Pool water chemistry expert Rudy Stankowitz suggested that pool owners buy only what they need for the season. For most, that will be only a single bucket of chlorine tablets.
“I think the severity of the shortage is going to be directly related to people buying in reasonable quantities,” said Stankowitz, CEO of Aquatic Facility Training & Consultants. “If you stock up, it will make it even harder to find.”
While other pool sanitizers like algaecide exist, they are more expensive and less effective than chlorine.
Many pool owners are due for a shock, having already experienced increased prices on other pool-related items during 2020.
Mia Bagby, a Gainesville pool owner, was completely unaware of the chlorine shortage.

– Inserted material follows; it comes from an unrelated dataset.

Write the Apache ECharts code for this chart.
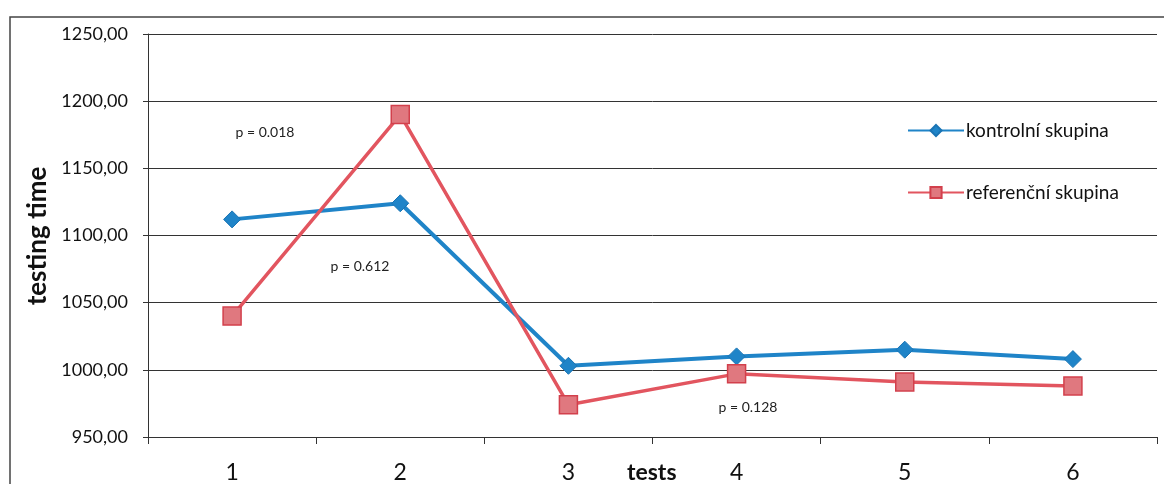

“I hadn’t heard of it at all,” she said. “I’m going to read up on it now.”
Stankowitz said the chlorine shortage could snowball into panic buying of other pool sanitizers as chlorine supplies run low.
“You can easily find folks that can’t find chlorine tablets buying up all the bleach off the shelves in the supermarket,” he said, “and then we run into another bleach shortage because people are dumping it in their pools.”
Stankowitz said bleach is half the strength of chlorine and warned pool owners to avoid using splash-less bleach as it contains little chlorine but mixes in several dangerous additives.
Manufacturers are scrambling to fill the void left by the Bio-Lab fire, but it won’t be easy to make up the difference.
The shutdown has caused “extended downtime” at a plant owned by chemical maker Tronox Holdings, contributing to a $10 million reduction in earnings, co-CEO Jean-Francois Turgeon said Thursday on an earnings call.
Some manufacturers have been able to escape the worst of it.
Hans-Ulrich Engel, chief financial officer of global chemicals maker BASF, said Thursday on an earnings call that “chlorine plants of our competitors” are facing “ongoing supply chain distortions” but that BASF has been largely insulated from the trouble.